The Neokasshi languages are a modern language family descended from Classical Kasshian, or, more precisely, from Common or Old Neokasshi, considered a dialect of Classical Kasshian.
Common Neokasshi was very similar to Classical Kasshian, and the two were mutually intelligible. The term Common Neokasshi covers several centuries, during which there were various small changes.
There were several phonological differences between Common Neokasshi and Classical Kasshian:
- The complex consonants (ch, j, ç) were treated as single phonemes, and thus could be geminated before any vowel.
- /t/ and /d/ were pronounced [ts] and [dz] before i/e/y
- Geminate voiced stops and affricates were replaced by nasal-stop sequences, that is, -bb-, -dd-, -gg-, and -jj- were pronounced as -mb-, -nd-, -ng-, and -nj-
- Later stages lost ng' as a phoneme, replacing it with either ng or n by dialect
- zr was pronounced as r in Late Old Neokasshi
- tw, dw, nw, sw, zw dropped the /w/ in Late Old Neokasshi
- Plural forms of gender prefixes lost (number marked only by -i suffix)
- Many loan-words adopted without a gender-prefix added
- The hidden-consonant paradigm was lost, those nouns becoming geminating.
- Type 2 L-final paradigm was (mostly) lost, generally becoming type 1 L-final, but sometimes vowel-final
- Class IV long-vowels were lost entirely
- For some dialects, alternating nouns changed the absolutive singular from -f/-s/-v/-z to -pa/-ta/-ba/-da and long vowel I/II to -ka/-ga
- Class III long vowel sometimes became simple vowel-final.
- Comparative and superlative were simplified by the adoption of the intensifier prefix mā- with forms (nu)pā-/(nu)pak- for comparative and (nu)lā-/(nu)lak- for superlative.
- In Late Common Neokasshi, gender VI came to be used as an honorific for noblewomen
- Loss of os- prefix
- Loss of prohibitive forms
- Reduced use of fa- and nai-, with increased reliance on perfect and prospective aspects
- Loss of dual in 3rd person
- Change of meanings of 1st person forms; 1st person dual -> 1st person inclusive dual; 1st person paucal -> 1st person dual/plural exclusive; 1st person plural -> 1st person plural inclusive
- Most type 2 l-final verbs become either type 1 or vowel-final, varying by dialect
- Most complex verbs become vowel-final
- Increased importance of animacy hierarchy
- Three main levels: human/non-human/inanimate; highest-animacy noun in the absolutive, ergative used for agent if lower animacy, dative used for patient if lower animacy
After the fall of the Third Empire, dialects of Common Neokasshi began to diverge increasingly, evolving into separate languages, this stage is referred to as Old Post-Imperial Neokasshi, and gradually transitioned into such languages as Old Ivetsian or Old Ratan
Most Neokasshi languages continued to tendency begun in Common Neokasshi towards using absolutive to mark a higher-animacy noun.
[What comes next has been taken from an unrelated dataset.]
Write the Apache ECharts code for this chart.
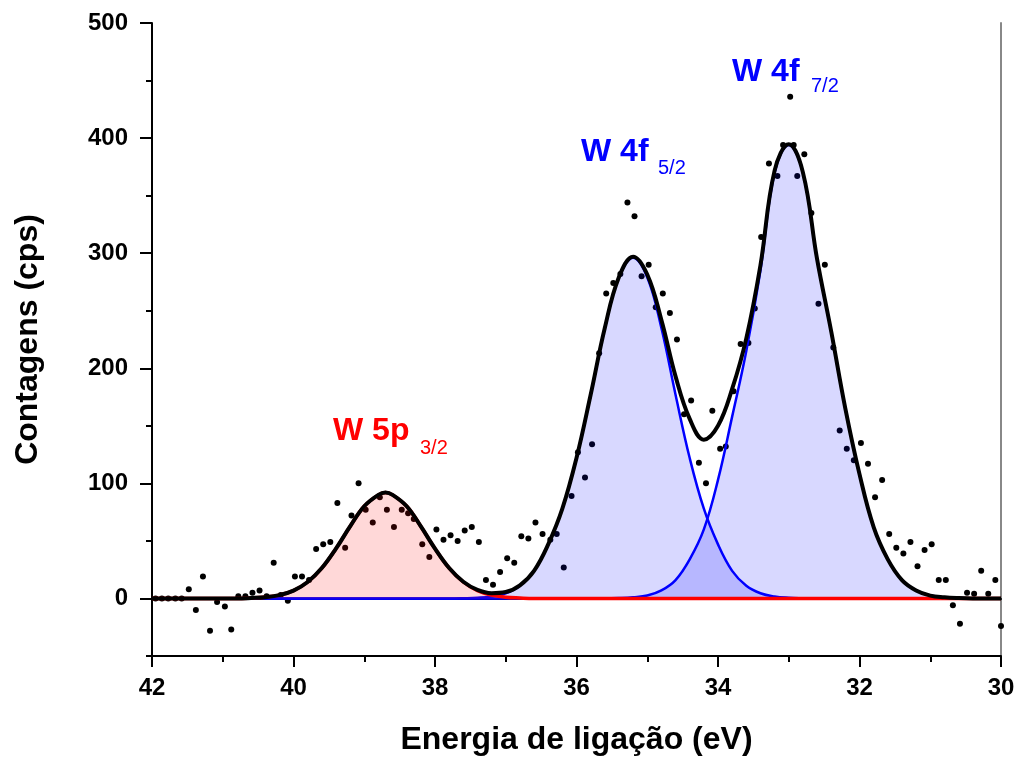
<!DOCTYPE html>
<html>
<head>
<meta charset="utf-8">
<script src="https://cdn.jsdelivr.net/npm/echarts@6/dist/echarts.min.js"></script>
<style>
  html, body { margin: 0; padding: 0; background: #fff; }
  #chart { width: 1018px; height: 758px; }
</style>
</head>
<body>
<div id="chart"></div>
<script>
// measured points (binding energy eV, counts)
const pointEnergy = [41.95, 41.86, 41.77, 41.67, 41.58, 41.48, 41.38, 41.28, 41.18, 41.08, 40.97, 40.88, 40.78, 40.68, 40.58, 40.48, 40.38, 40.28, 40.18, 40.08,
  39.98, 39.88, 39.78, 39.68, 39.58, 39.48, 39.38, 39.27, 39.18, 39.08, 38.98, 38.88, 38.78, 38.68, 38.58, 38.47, 38.38, 38.30, 38.18, 38.08,
  37.98, 37.88, 37.78, 37.68, 37.58, 37.48, 37.38, 37.28, 37.18, 37.08, 36.98, 36.88, 36.78, 36.68, 36.58, 36.48, 36.37, 36.28, 36.18, 36.07,
  35.98, 35.88, 35.78, 35.68, 35.58, 35.48, 35.38, 35.28, 35.18, 35.08, 34.98, 34.88, 34.78, 34.68, 34.58, 34.48, 34.38, 34.27, 34.17, 34.08,
  33.97, 33.89, 33.78, 33.68, 33.57, 33.48, 33.39, 33.28, 33.16, 33.08, 32.98, 32.93, 32.88, 32.78, 32.68, 32.58, 32.49, 32.37, 32.28, 32.18,
  32.08, 31.98, 31.88, 31.78, 31.68, 31.58, 31.48, 31.38, 31.28, 31.18, 31.08, 30.98, 30.88, 30.78, 30.68, 30.58, 30.48, 30.38, 30.28, 30.18,
  30.08, 30.0];
const pointCounts = [0, 0, 0, 0, 0, 8, -10, 19, -28, -3, -7, -27, 2, 2, 5, 7, 2, 31, 3, -2,
  19, 19, 16, 43, 47, 49, 83, 44, 72, 100, 77, 66, 88, 77, 62, 77, 74, 69, 47, 36,
  60, 51, 55, 50, 59, 62, 49, 16, 12, 23, 35, 31, 54, 52, 66, 56, 51, 56, 27, 89,
  127, 105, 134, 213, 265, 274, 282, 344, 332, 280, 290, 253, 265, 248, 225, 160, 172, 118, 100, 163,
  130, 132, 180, 221, 222, 252, 314, 378, 367, 394, 436, 394, 367, 386, 335, 256, 290, 218, 146, 130,
  120, 135, 117, 88, 103, 56, 44, 39, 49, 28, 42, 47, 16, 16, -6, -22, 5, 4, 24, 4,
  16, -24];

// fitted curves, read every 0.2 eV (plus the W 5p maximum)
const fitEnergy = [42, 41.8, 41.6, 41.4, 41.2, 41, 40.8, 40.6, 40.4, 40.2, 40, 39.8, 39.6, 39.4, 39.2, 39, 38.8, 38.7, 38.6, 38.4, 38.2,
  38, 37.8, 37.6, 37.4, 37.2, 37, 36.8, 36.6, 36.4, 36.2, 36, 35.8, 35.6, 35.4, 35.2, 35, 34.8, 34.6, 34.4, 34.2,
  34, 33.8, 33.6, 33.4, 33.2, 33, 32.8, 32.6, 32.4, 32.2, 32, 31.8, 31.6, 31.4, 31.2, 31, 30.8, 30.6, 30.4, 30.2, 30];
const fitW5p32 = [0, 0, 0, 0, 0, 0, 0, 0.4, 1.1, 2.9, 6.8, 14.3, 26.4, 43.3, 62.6, 80.1, 90, 92, 90, 80.1, 62.6,
  43.3, 26.4, 14.3, 6.8, 2.9, 1.1, 0.4, 0, 0, 0, 0, 0, 0, 0, 0, 0, 0, 0, 0, 0,
  0, 0, 0, 0, 0, 0, 0, 0, 0, 0, 0, 0, 0, 0, 0, 0, 0, 0, 0, 0, 0];
const fitW4f52 = [0, 0, 0, 0, 0, 0, 0, 0, 0, 0, 0, 0, 0, 0, 0, 0, 0, 0, 0, 0, 0,
  0, 0, 0.2, 0.6, 1.7, 4.5, 11, 24, 47, 78, 122, 177, 235, 279, 296, 279, 235, 177, 122, 78,
  47, 24, 11, 4.5, 1.7, 0.6, 0.2, 0, 0, 0, 0, 0, 0, 0, 0, 0, 0, 0, 0, 0, 0];
const fitW4f72 = [0, 0, 0, 0, 0, 0, 0, 0, 0, 0, 0, 0, 0, 0, 0, 0, 0, 0, 0, 0, 0,
  0, 0, 0, 0, 0, 0, 0, 0, 0, 0, 0, 0, 0, 0.3, 1, 2.5, 7, 16, 34, 60,
  103, 158, 215, 285, 370, 394, 370, 295, 232, 165, 108, 62, 34, 16, 7, 2.5, 1, 0.3, 0, 0, 0];
const fitEnvelope = [0, 0, 0, 0, 0, 0, 0, 0.4, 1.1, 2.9, 6.8, 14.3, 26.4, 43.3, 62.6, 80.1, 90, 92, 90, 80.1, 62.6,
  43.3, 26.4, 14.5, 7.4, 4.6, 5.6, 11.4, 24, 47, 78, 122, 177, 235, 279.3, 297, 281.5, 242, 193, 156, 138,
  150, 182, 226, 289.5, 371.7, 394.6, 370.2, 295, 232, 165, 108, 62, 34, 16, 7, 2.5, 1, 0.3, 0, 0, 0];

const xMajorTicks = [30, 32, 34, 36, 38, 40, 42];
const yMajorTicks = [0, 100, 200, 300, 400, 500];
const yMinorTicks = [-50, 50, 150, 250, 350, 450];

const FONT = '"Liberation Sans", Arial, sans-serif';

const pairs = (xs, ys) => xs.map((x, i) => [x, ys[i]]);

const chart = echarts.init(document.getElementById('chart'), null, { renderer: 'canvas' });

const fitLine = (name, values, color, width, fill, z) => ({
  name,
  type: 'line',
  data: pairs(fitEnergy, values),
  smooth: 0.4,
  showSymbol: false,
  symbol: 'none',
  z,
  lineStyle: { color, width },
  areaStyle: fill ? { color: fill, origin: 0 } : undefined,
  animation: false,
});

chart.setOption({
  animation: false,
  grid: { left: 152, right: 17, top: 23, bottom: 102, outerBoundsMode: 'none' },
  xAxis: [
    {
      type: 'value',
      inverse: true,
      min: 30,
      max: 42,
      interval: 2,
      name: 'Energia de ligação (eV)',
      nameLocation: 'middle',
      nameGap: 68,
      nameTextStyle: { fontFamily: FONT, fontWeight: 'bold', fontSize: 32, color: '#000' },
      axisLine: { onZero: false, lineStyle: { color: '#000', width: 2 } },
      axisTick: { length: 11, lineStyle: { color: '#000', width: 2 } },
      minorTick: { show: true, splitNumber: 2, length: 6, lineStyle: { color: '#000', width: 2 } },
      axisLabel: { customValues: xMajorTicks, margin: 20, fontFamily: FONT, fontWeight: 'bold', fontSize: 24, color: '#000' },
      splitLine: { show: false },
    },
    {
      type: 'value',
      position: 'top',
      min: 30,
      max: 42,
      axisLine: { lineStyle: { color: '#000', width: 2 } },
      axisTick: { show: false },
      axisLabel: { show: false },
      splitLine: { show: false },
    },
  ],
  yAxis: [
    {
      type: 'value',
      min: -50,
      max: 500,
      name: 'Contagens (cps)',
      nameLocation: 'middle',
      nameGap: 108,
      nameTextStyle: { fontFamily: FONT, fontWeight: 'bold', fontSize: 32, color: '#000' },
      axisLine: { onZero: false, lineStyle: { color: '#000', width: 2 } },
      axisTick: { customValues: yMajorTicks, length: 12, lineStyle: { color: '#000', width: 2 } },
      axisLabel: { customValues: yMajorTicks, margin: 24, fontFamily: FONT, fontWeight: 'bold', fontSize: 24, color: '#000' },
      splitLine: { show: false },
    },
    {
      type: 'value',
      min: -50,
      max: 500,
      position: 'left',
      axisLine: { show: false },
      axisTick: { show: true, customValues: yMinorTicks, length: 6, lineStyle: { color: '#000', width: 2 } },
      axisLabel: { show: false },
      splitLine: { show: false },
    },
    {
      type: 'value',
      min: -50,
      max: 500,
      position: 'right',
      axisLine: { show: true, lineStyle: { color: '#888', width: 2 } },
      axisTick: { show: false },
      axisLabel: { show: false },
      splitLine: { show: false },
    },
  ],
  series: [
    {
      name: 'dados',
      type: 'scatter',
      data: pairs(pointEnergy, pointCounts),
      symbolSize: 6,
      itemStyle: { color: '#000', opacity: 1 },
      z: 1,
      animation: false,
    },
    fitLine('W 4f 5/2', fitW4f52, '#0000ff', 2.5, 'rgba(0,0,255,0.22)', 2),
    fitLine('W 4f 7/2', fitW4f72, '#0000ff', 2.5, 'rgba(0,0,255,0.22)', 2),
    fitLine('W 5p 3/2', fitW5p32, '#ff0000', 3.5, 'rgba(255,0,0,0.22)', 3),
    fitLine('envelope', fitEnvelope, '#000', 4, null, 4),
  ],
  graphic: [
    { type: 'text', x: 333, y: 431, style: { text: 'W 5p', font: 'bold 32px ' + FONT, fill: '#ff0000', verticalAlign: 'middle' } },
    { type: 'text', x: 420, y: 448, style: { text: '3/2', font: '20px ' + FONT, fill: '#ff0000', verticalAlign: 'middle' } },
    { type: 'text', x: 581, y: 152, style: { text: 'W 4f', font: 'bold 32px ' + FONT, fill: '#0000ff', verticalAlign: 'middle' } },
    { type: 'text', x: 658, y: 168, style: { text: '5/2', font: '20px ' + FONT, fill: '#0000ff', verticalAlign: 'middle' } },
    { type: 'text', x: 732, y: 72, style: { text: 'W 4f', font: 'bold 32px ' + FONT, fill: '#0000ff', verticalAlign: 'middle' } },
    { type: 'text', x: 811, y: 86, style: { text: '7/2', font: '20px ' + FONT, fill: '#0000ff', verticalAlign: 'middle' } },
  ],
});
</script>
</body>
</html>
Some lost absolutive, however, retaining ergative to mark agents and dative to mark patients, and marking the subjects of intransitive verbs with either one depending on usage. Verbal agreement is typically with the absolutive in those that retain a distinct absolutive, while in those that have lost it, verbal agreement tends to be with the agent. The gender system was reorganized in various ways in many descendants (and sometimes reduced). Simplification of the case system also took place in many branches. Verbal prefixes tended to be lost, tense and voice being marked by aspects or auxiliaries, and the conditional prefixes replaced by particles. Word order remained verb-initial in most languages, but some shifted to SVO or SOV order. A phonemic split between i/e and u/o took place in all Neokasshi languages, although it was probably still allophonic in Old Post-Imperial Neokasshi. Most Neokasshi languages remain highly inflected. Some languages have changed the sapient/non-sapient distinction in verbs to an animate/inanimate distinction. Articles have been acquired in many branches.